Findd automates the governance layer of workforce management — compliance verification, rule enforcement, payroll preparation, scheduling, jurisdiction tracking — at the point of work. The AI agent DiDi removes the human manager from routine decision loops entirely. Compliance isn't checked by a human or a human-configured system. It's automated upstream, validated before execution, enforced without manual oversight.

The framing of "underserved markets" and "spreadsheet replacement" is marketing language for a product whose actual function is extracting human judgment from the employment coordination circuit at scale.


THE CORE FALLACY

The article assumes that automating workforce governance makes frontline workers more productive or more employable. It does not. It makes them more replaceable.
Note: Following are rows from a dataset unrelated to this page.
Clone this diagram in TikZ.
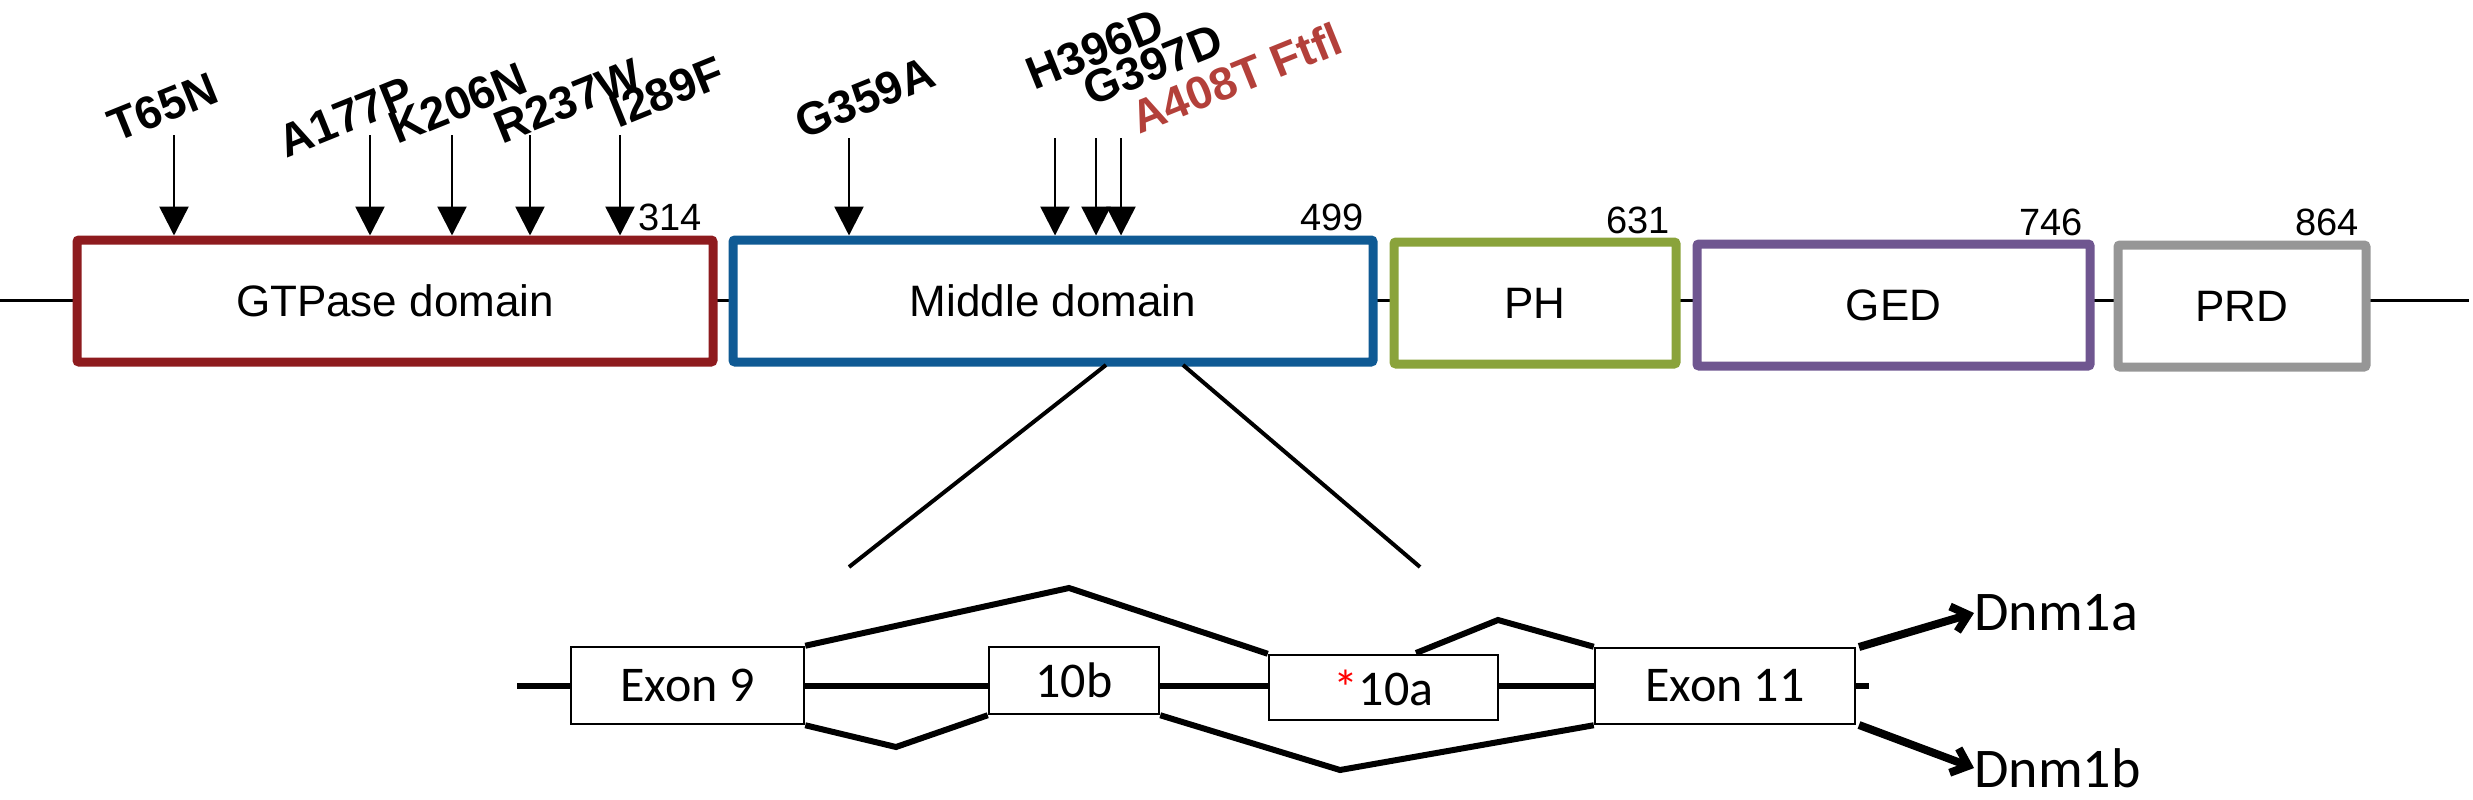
\documentclass[tikz,border=0pt]{standalone}
\usepackage{fontspec}
\setmainfont{Liberation Sans}
\newfontfamily\calib{Carlito}
\usetikzlibrary{arrows.meta}
\definecolor{cgtp}{HTML}{8E1B1E}
\definecolor{cmid}{HTML}{0F5A94}
\definecolor{cph}{HTML}{8AA33B}
\definecolor{cged}{HTML}{6F5690}
\definecolor{cprd}{HTML}{969696}
\definecolor{cmut}{HTML}{B3403A}
\begin{document}
\begin{tikzpicture}[x=1pt,y=-1pt,
  dom/.style={draw, line width=9pt, rounded corners=2pt, fill=white, minimum height=122pt, inner sep=0pt, font=\fontsize{44}{50}\selectfont},
  num/.style={font=\fontsize{38}{42}\selectfont, inner sep=0pt},
  mut/.style={font=\fontsize{46}{50}\selectfont\bfseries, rotate=22, inner sep=0pt},
  marr/.style={line width=2.5pt, -{Triangle[width=29pt,length=29pt]}},
  exon/.style={draw, line width=2.5pt, fill=white, inner sep=0pt, font=\calib\fontsize{50}{54}\selectfont},
  spl/.style={line width=6pt, line join=miter},
  iso/.style={line width=8pt, -{Straight Barb[width=26pt,length=15pt,line width=8pt]}},
  iso label/.style={font=\calib\fontsize{56}{60}\selectfont, inner sep=0pt, anchor=west}]
\useasboundingbox (0,0) rectangle (2473,800);
% backbone
\coordinate (bb0) at (0,300);
\coordinate (bb1) at (2469,300);
\draw[line width=3pt] (bb0) -- (bb1);
% domains
\node[dom, draw=cgtp, minimum width=636pt] (gtp) at (395,301) {GTPase domain};
\node[dom, draw=cmid, minimum width=640pt] (mid) at (1053,301) {Middle domain};
\node[dom, draw=cph, minimum width=282pt] (ph) at (1535,303) {PH};
\node[dom, draw=cged, minimum width=393pt] (ged) at (1893.5,305) {GED};
\node[dom, draw=cprd, minimum width=248pt] (prd) at (2242,306) {PRD};
% numbers
\node[num] (n314) at (670,217) {314};
\node[num] (n499) at (1332,217) {499};
\node[num] (n631) at (1638,220) {631};
\node[num] (n746) at (2051,222) {746};
\node[num] (n864) at (2327,222) {864};
% mutation labels
\node[mut] (l1) at (163,107) {T65N};
\node[mut] (l2) at (346,117) {A177P};
\node[mut] (l3) at (458,103) {K206N};
\node[mut] (l4) at (568,101) {R237W};
\node[mut] (l5) at (667,92) {I289F};
\node[mut] (l6) at (865,98) {G359A};
\node[mut] (l7) at (1095,49) {H396D};
\node[mut] (l8) at (1153,65) {G397D};
\node[mut, text=cmut] (l9) at (1236,78) {A408T Ftfl};
% arrows
\foreach \n/\x/\y/\t in {1/174/135/gtp,2/370/135/gtp,3/452/135/gtp,4/530/135/gtp,5/620/135/gtp,6/849/138/mid,7/1055/138/mid,8/1096/138/mid,9/1121/138/mid}{
  \coordinate (a\n) at (\x,\y);
  \draw[marr] (a\n) -- (a\n |- \t.north);
}
% zoom lines
\coordinate (z1) at (1106,365);
\coordinate (z2) at (1183,365);
\coordinate (z3) at (849,567);
\coordinate (z4) at (1420,567);
\draw[line width=4pt] (z1) -- (z3);
\draw[line width=4pt] (z2) -- (z4);
% exon structure
\coordinate (eb0) at (517,686);
\coordinate (eb1) at (1869,686);
\draw[line width=6pt] (eb0) -- (eb1);
\node[exon, minimum width=233pt, minimum height=77pt] (e9) at (687.5,685.5) {Exon 9};
\node[exon, minimum width=170pt, minimum height=67pt] (e10b) at (1074,680.5) {10b};
\node[exon, minimum width=229pt, minimum height=65pt] (e10a) at (1383.5,687.5) {\textcolor{red}{*}10a};
\node[exon, minimum width=260pt, minimum height=76pt] (e11) at (1725,686) {Exon 11};
\coordinate (p1) at (1069,588);
\coordinate (p2) at (1416,653);
\coordinate (p3) at (1498,620);
\coordinate (p4) at (896,747);
\coordinate (p5) at (1340,770);
\draw[spl] (e9.north east) -- (p1) -- (e10a.north west);
\draw[spl] (p2) -- (p3) -- (e11.north west);
\draw[spl] (e9.south east) -- (p4) -- (e10b.south west);
\draw[spl] (e10b.south east) -- (p5) -- (e11.south west);
% isoforms
\node[iso label] (da) at (1974,613) {Dnm1a};
\node[iso label] (db) at (1974,768) {Dnm1b};
\coordinate (s1) at (1859,647);
\coordinate (s2) at (1859,725);
\draw[iso] (s1) -- (da.west);
\draw[iso] (s2) -- (db.west);
\end{tikzpicture}
\end{document}
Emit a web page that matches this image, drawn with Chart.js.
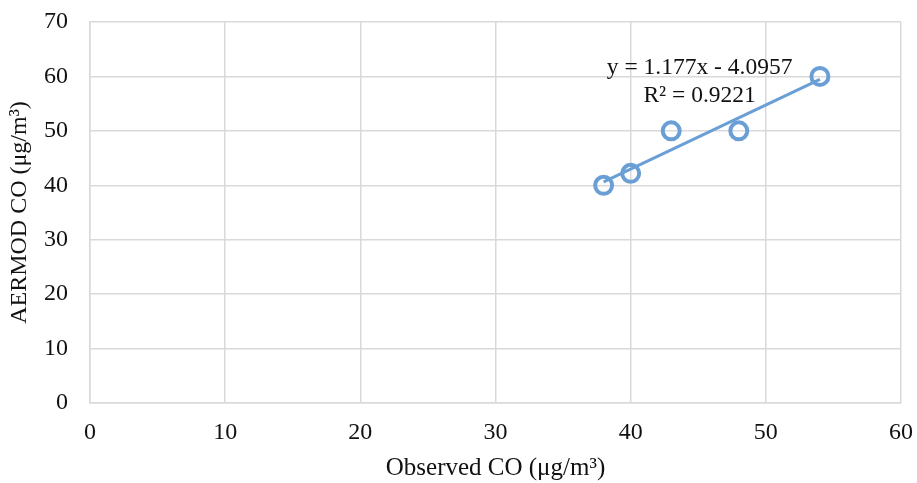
<!DOCTYPE html>
<html>
<head>
  <title>AERMOD vs Observed CO</title>
  <script src="https://cdn.jsdelivr.net/npm/chart.js"></script>
  <style>
    html, body { margin: 0; padding: 0; background: #ffffff; }
    #wrap { width: 917px; height: 483px; }
  </style>
</head>
<body>
  <div id="wrap"><canvas id="chart" width="917" height="483"></canvas></div>

  <script>
    // observed vs modelled CO
    const observedCO = [38, 40, 43, 48, 54];
    const aermodCO = [40, 42.2, 50, 50, 60];

    // linear trendline as printed on the chart
    const slope = 1.177;
    const intercept = -4.0957;
    const rSquared = 0.9221;
    const trendX = [38, 54];

    const xTicks = [0, 10, 20, 30, 40, 50, 60];
    const yTicks = [0, 10, 20, 30, 40, 50, 60, 70];

    const blue = '#6a9fd6';
    const gridColor = '#d9d9d9';
    const serif = '"Liberation Serif", "Times New Roman", serif';

    const points = observedCO.map((x, i) => ({ x: x, y: aermodCO[i] }));
    const trend = trendX.map(x => ({ x: x, y: slope * x + intercept }));

    const eqLabel = {
      id: 'eqLabel',
      afterDatasetsDraw(chart) {
        const ctx = chart.ctx;
        const xs = chart.scales.x, ys = chart.scales.y;
        const cx = xs.getPixelForValue(45.1);
        ctx.save();
        ctx.fillStyle = '#111';
        ctx.font = '23.5px ' + serif;
        ctx.textAlign = 'center';
        ctx.textBaseline = 'middle';
        ctx.fillText('y = ' + slope + 'x - ' + Math.abs(intercept), cx, ys.getPixelForValue(61.5));
        ctx.fillText('R² = ' + rSquared, cx, ys.getPixelForValue(56.5));
        ctx.restore();
      }
    };

    new Chart(document.getElementById('chart'), {
      type: 'scatter',
      data: {
        datasets: [
          {
            label: 'Trend',
            type: 'line',
            data: trend,
            borderColor: blue,
            borderWidth: 3,
            pointRadius: 0,
            fill: false,
            order: 2
          },
          {
            label: 'CO',
            data: points,
            pointStyle: 'circle',
            pointRadius: 8.5,
            pointBorderWidth: 4,
            borderColor: blue,
            backgroundColor: 'rgba(0,0,0,0)',
            order: 1
          }
        ]
      },
      options: {
        responsive: false,
        animation: false,
        layout: { padding: { top: 22, right: 16, left: 0, bottom: 0 } },
        plugins: {
          legend: { display: false },
          tooltip: { enabled: false }
        },
        scales: {
          x: {
            type: 'linear',
            min: 0,
            max: 60,
            afterBuildTicks: s => { s.ticks = xTicks.map(v => ({ value: v })); },
            afterFit: s => { s.height = 80; s.paddingLeft = 0; s.paddingRight = 0; },
            grid: { color: gridColor, lineWidth: 1.5, drawTicks: false },
            border: { color: gridColor, width: 1.5 },
            ticks: { color: '#111', font: { family: serif, size: 24 }, padding: 15 },
            title: {
              display: true,
              text: 'Observed CO (μg/m³)',
              color: '#111',
              font: { family: serif, size: 25 },
              padding: { top: 0, bottom: 0 }
            }
          },
          y: {
            type: 'linear',
            min: 0,
            max: 70,
            afterBuildTicks: s => { s.ticks = yTicks.map(v => ({ value: v })); },
            afterFit: s => { s.width = 90; s.paddingTop = 0; s.paddingBottom = 0; },
            grid: { color: gridColor, lineWidth: 1.5, drawTicks: false },
            border: { color: gridColor, width: 1.5 },
            ticks: { color: '#111', font: { family: serif, size: 24 }, padding: 22 },
            title: {
              display: true,
              text: 'AERMOD CO (μg/m³)',
              color: '#111',
              font: { family: serif, size: 24 },
              padding: { top: 5, bottom: 0 }
            }
          }
        }
      },
      plugins: [eqLabel]
    });
  </script>
</body>
</html>
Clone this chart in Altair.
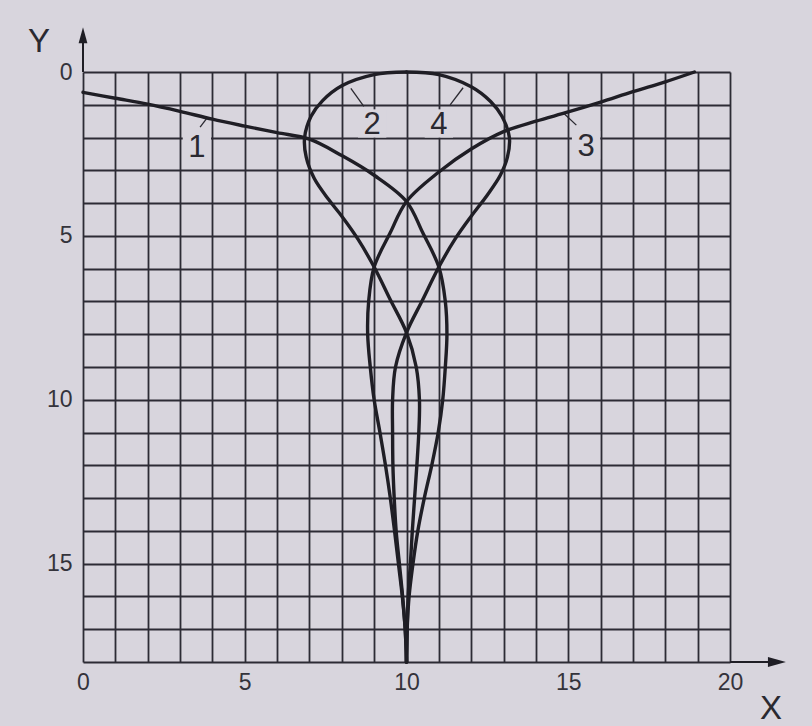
import altair as alt
import pandas as pd

# ---- traced paths (x across, y = depth, 0 at the top) ----
c1_x = [0.0, 1.0, 2.0, 3.0, 4.0, 5.0, 6.0, 7.0, 8.0, 9.0, 10.0, 10.5, 11.0, 11.2, 11.25,
        11.2, 11.12, 10.98, 10.78, 10.55, 10.35, 10.2, 10.08, 10.02, 10.0]
c1_y = [0.62, 0.8, 0.98, 1.2, 1.44, 1.65, 1.85, 2.05, 2.55, 3.15, 3.95, 4.9, 5.95, 7.0, 8.0,
        9.0, 10.0, 11.0, 12.0, 13.0, 14.0, 15.0, 16.0, 17.0, 18.0]

c2_x = [10.0, 9.0, 8.0, 7.4, 7.05, 6.85, 6.9, 7.15, 7.6, 8.0, 8.5, 9.0, 9.5, 10.0,
        10.3, 10.4, 10.38, 10.32, 10.25, 10.18, 10.12, 10.05, 10.02, 10.0]
c2_y = [0.0, 0.08, 0.42, 0.88, 1.35, 2.0, 2.6, 3.25, 3.9, 4.4, 5.1, 5.95, 6.95, 7.95,
        9.0, 10.0, 11.0, 12.0, 13.0, 14.0, 15.0, 16.0, 17.0, 18.0]

c3_x = [18.9, 18.0, 17.0, 16.0, 15.0, 14.0, 13.0, 12.0, 11.0, 10.0, 9.5, 9.0, 8.83, 8.8,
        8.88, 9.0, 9.18, 9.35, 9.5, 9.63, 9.75, 9.87, 9.96, 10.0]
c3_y = [0.0, 0.3, 0.6, 0.92, 1.22, 1.5, 1.82, 2.35, 3.05, 3.95, 4.9, 5.95, 7.0, 8.0,
        9.0, 10.0, 11.0, 12.0, 13.0, 14.0, 15.0, 16.0, 17.0, 18.0]

c4_x = [10.0, 11.0, 12.0, 12.6, 12.95, 13.18, 13.12, 12.9, 12.5, 12.0, 11.5, 11.0, 10.5, 10.0,
        9.66, 9.57, 9.57, 9.58, 9.62, 9.68, 9.78, 9.88, 9.96, 10.0]
c4_y = [0.0, 0.08, 0.45, 0.9, 1.35, 2.0, 2.6, 3.15, 3.75, 4.4, 5.1, 5.95, 6.95, 7.95,
        9.0, 10.0, 11.0, 12.0, 13.0, 14.0, 15.0, 16.0, 17.0, 18.0]

# curve numbers and where they are written
label_text = ["1", "2", "3", "4"]
label_x = [3.52, 8.94, 15.55, 11.0]
label_y = [2.27, 1.57, 2.23, 1.57]

# short leader strokes from each number to its curve
leader_x0 = [3.62, 8.68, 15.25, 11.35]
leader_y0 = [1.68, 1.05, 1.62, 1.0]
leader_x1 = [3.82, 8.28, 14.85, 11.75]
leader_y1 = [1.42, 0.5, 1.25, 0.48]

x_ticks = list(range(0, 21))
y_ticks = list(range(0, 19))

PAPER = "#d8d5dd"
INK = "#1f1e25"
FONT = "Liberation Sans"

rows = []
for name, xs, ys in [("1", c1_x, c1_y), ("2", c2_x, c2_y), ("3", c3_x, c3_y), ("4", c4_x, c4_y)]:
    for i, (xv, yv) in enumerate(zip(xs, ys)):
        rows.append({"curve": name, "x": xv, "y": yv, "i": i})
curves = pd.DataFrame(rows)

labels = pd.DataFrame({"t": label_text, "x": label_x, "y": label_y})
leaders = pd.DataFrame({"x": leader_x0, "y": leader_y0, "x2": leader_x1, "y2": leader_y1})

x_scale = alt.Scale(domain=[0, 20], nice=False, zero=False)
y_scale = alt.Scale(domain=[0, 18], reverse=True, nice=False, zero=False)

common_axis = dict(
    grid=True, gridColor="#2c2b34", gridWidth=1.8, gridOpacity=1,
    ticks=False, domain=False, labelFont=FONT, labelFontSize=23,
    labelColor="#34333b", labelFlush=False, labelOverlap=False, labelBound=False,
    labelExpr="datum.value % 5 === 0 ? datum.label : ''", title=None,
)
X = alt.X("x:Q", scale=x_scale,
          axis=alt.Axis(values=x_ticks, labelPadding=9, **common_axis))
Y = alt.Y("y:Q", scale=y_scale,
          axis=alt.Axis(values=y_ticks, labelPadding=11, **common_axis))

lines = alt.Chart(curves).mark_line(
    interpolate="catmull-rom", strokeWidth=3.4, color=INK,
    strokeCap="round", strokeJoin="round",
).encode(x=X, y=Y, detail="curve:N", order="i:Q")

# paper-coloured patches that break the grid behind each number
patches = alt.Chart(labels).mark_point(
    shape="square", filled=True, size=800, color=PAPER, opacity=1, strokeWidth=0,
).encode(x=X, y=Y)

numbers = alt.Chart(labels).mark_text(
    font=FONT, fontSize=31, color="#2a2930", align="center", baseline="middle", dy=2,
).encode(x=X, y=Y, text="t:N")

leader_marks = alt.Chart(leaders).mark_rule(strokeWidth=1.3, color="#2a2930").encode(
    x=X, y=Y, x2="x2:Q", y2="y2:Q")

# axis arrows extending past the grid
y_arrow_line = alt.Chart(pd.DataFrame({"x": [0.0], "y": [0.0], "y2": [-1.1]})).mark_rule(
    strokeWidth=2, color=INK).encode(x=X, y=Y, y2="y2:Q")
x_arrow_line = alt.Chart(pd.DataFrame({"x": [20.0], "x2": [21.4], "y": [18.0]})).mark_rule(
    strokeWidth=2, color=INK).encode(x=X, x2="x2:Q", y=Y)
y_head = alt.Chart(pd.DataFrame({"x": [0.0], "y": [-1.12]})).mark_point(
    shape="M0,-1L0.55,1L-0.55,1Z", filled=True, size=256, color=INK, opacity=1, strokeWidth=0,
).encode(x=X, y=Y)
x_head = alt.Chart(pd.DataFrame({"x": [21.45], "y": [18.0]})).mark_point(
    shape="M1,0L-1,0.55L-1,-0.55Z", filled=True, size=324, color=INK, opacity=1, strokeWidth=0,
).encode(x=X, y=Y)

axis_names = alt.Chart(pd.DataFrame({"t": ["Y", "X"], "x": [-1.36, 21.27], "y": [-0.98, 19.36]})).mark_text(
    font=FONT, fontSize=33, color="#2a2930", align="center", baseline="middle", dy=2,
).encode(x=X, y=Y, text="t:N")

chart = alt.layer(
    patches, leader_marks, lines, numbers,
    y_arrow_line, x_arrow_line, y_head, x_head, axis_names,
).properties(
    width=647, height=590,
    autosize=alt.AutoSizeParams(type="none"),
    padding={"left": 83, "top": 72, "right": 82, "bottom": 64},
    background=PAPER,
).configure_view(strokeWidth=0)

chart.save("out.html", embed_options={"renderer": "svg", "actions": False})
When compliance, scheduling, jurisdiction verification, and payroll preparation are handled by AI before data enters any enterprise system, the humans who previously performed or supervised those functions have been structurally devalued. The moat was supposed to be "complexity" — union rules, jurisdictional variation, distributed workforces. Findd's architecture turns that moat into a feature to be automated, not a reason to employ humans.

The "action layer" they claim to own is precisely the layer where human decision-makers are being displaced.


HIDDEN ASSUMPTIONS

  1. "AI-native products rather than AI layered onto legacy workflows" assumes the distinction is architectural when it's actually economic. Both approaches accelerate the same outcome — human displacement from coordination functions.

  2. "Ensures every action is verified before execution" assumes verification requires fewer humans as systems get smarter. It does not. It eliminates the need for human verification entirely.

  3. "Helping employers modernize frontline operations" assumes modernization benefits the workforce. In DT terms, it benefits the employer who no longer needs human coordinators and compliance officers at scale.

  4. "Demand for AI-native workforce systems continues to rise" — the demand is rising because the cost of not employing human coordinators is dropping as AI makes that coordination reliable without them. Rising demand for AI workforce tools is not a sign of worker opportunity. It is a leading indicator of workforce contraction.


SOCIAL FUNCTION

Transition management. Specifically, normalizing AI workforce management as a category by framing it in the language of operational efficiency rather than labor substitution. The article performs the function of making automated workforce governance sound like a neutral technological upgrade rather than what it structurally is: the automation of the last administrative tether connecting distributed workers to institutional oversight.

The VC framing ("fast-moving entrant," "durability in AI-native vertical software") is elite self-exoneration dressed as category analysis. Unbundled Capital is funding the acceleration of coordination automation and calling it strategic foresight.


THE VERDICT

Findd is building the execution infrastructure for a labor market where distributed frontline workers are managed end-to-end by AI — from point-of-work data capture through compliance verification through payroll — without human decision-makers in the loop.

Under DT logic, this is not a worker empowerment story. It is not an efficiency play in the benign sense. It is the construction of a coordination layer that renders human supervisors, compliance officers, and payroll administrators structurally redundant. The "vast opportunity" Findd's founders see is the volume of human coordination labor awaiting replacement.

Findd is a Sovereign infrastructure play — serving the employers who will own AI-managed distributed workforces once the human coordination overhead is fully automated. The workers are not the customer. They are the managed resource.

The $21M buys more speed toward that endpoint.